Blackstone has held a second close of its fifth pan-European real estate fund after raising more than $6.3 billion in capital commitments, according to an SEC filing.
The New York-based asset manager began marketing the vehicle in November with a €7 billion ($7.7 billion) equity goal. Blackstone will target a 15 percent net internal rate of return (IRR) and a 1.7x net multiple for Blackstone Real Estate Partners (BREP) Europe V.
The firm will invest 60 percent of the fund’s capital into the core European markets of the UK, Germany and France but it will also pursue distressed assets in Ireland, Italy and Italy. Target sectors include industrial, office, residential and hotel. It is understood that none of the capital raised has been invested yet.
The fund received capital from a number of US pension plans including $300 million from the South Dakota Investment Council; $300 million from the Teacher Retirement System of Texas; $110 million from the San Francisco Employees Retirement System; $100 million from the Florida State Board of Administration; $100 million from the California State Teachers’ Retirement System and $50 million from the Teachers’ Retirement System of Louisiana, according to PERE research.
The asset manager will also reportedly be charging tiered management fees for BREP Europe V with a fee of 1.5 percent for investors committing less than $250 million, 1.25 percent for investors committing between $250 million and $500 million, and 1.1 percent for those investors allocating more than $500 million.

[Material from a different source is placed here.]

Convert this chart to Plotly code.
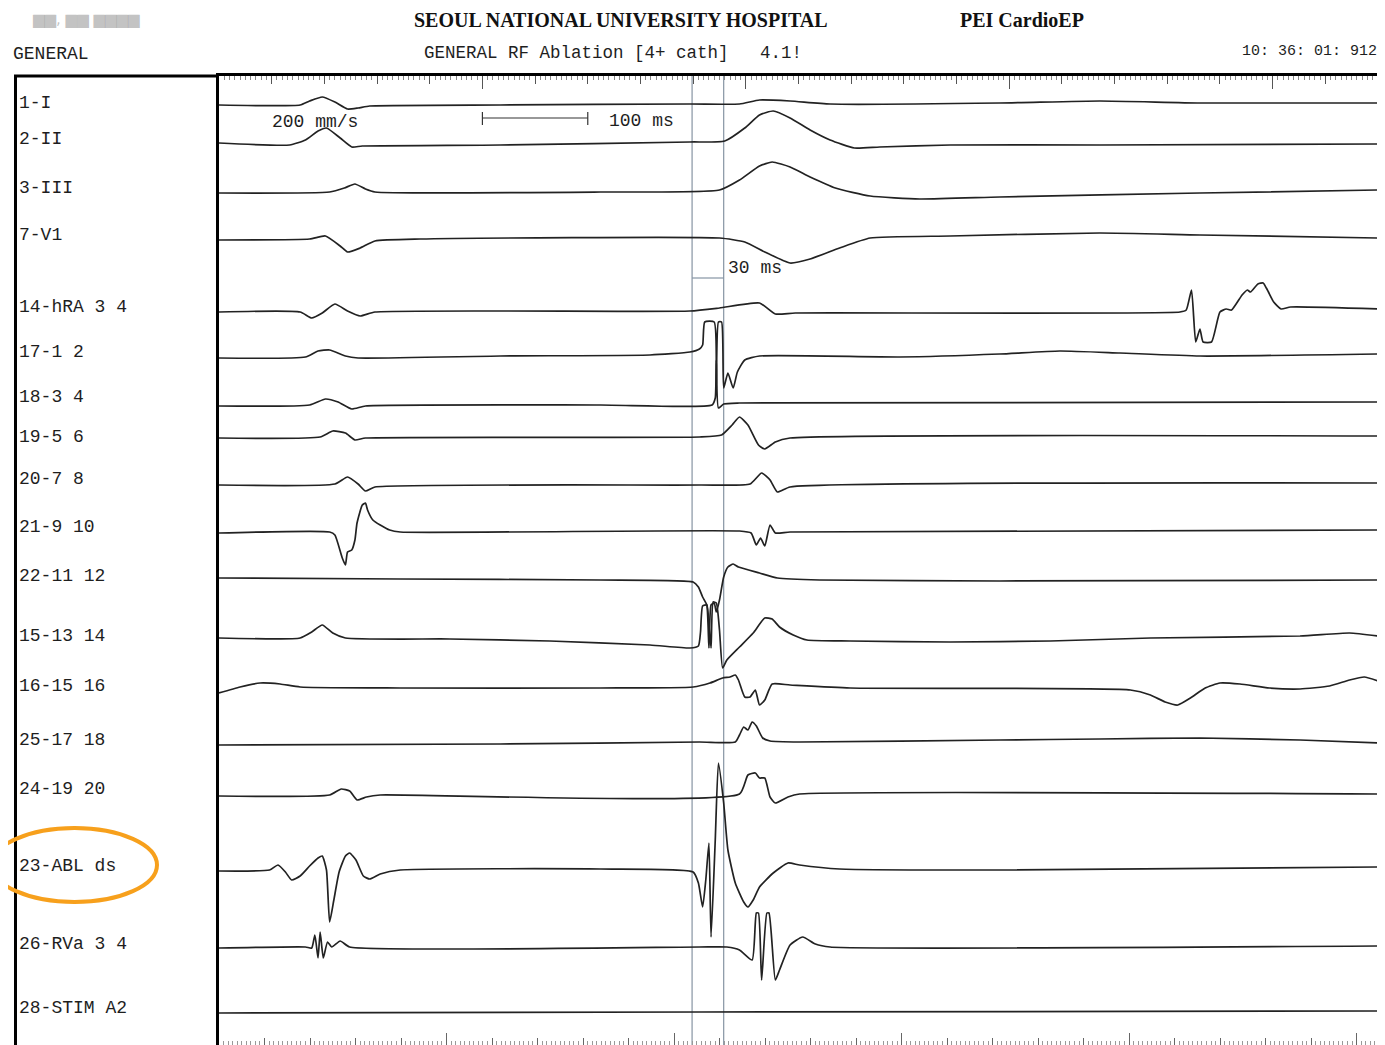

Blackstone held a first close for BREP Europe V in March at $4.97 billion. The firm is understood to be planning to close the vehicle later this year.
The firm’s predecessor fund, BREP Europe IV, garnered $8.8 billion in just six months, closing in March 2014, and was generating a 21 percent net IRR as of September 30, 2015. The vehicle was the largest opportunistic real estate fund to ever be raised in Europe.
During a media call in April, Tony James, Blackstone’s president, said he thought BREP Europe V would be larger than its predecessor.
The placement agents that worked on the fund were New York-based Park Hill Group; NH Investments from Seoul; Compass Private Equity XIV Fondo De Iversion from Montevideo, Uruguay; and Bank Julius Baer & Co. from Zurich.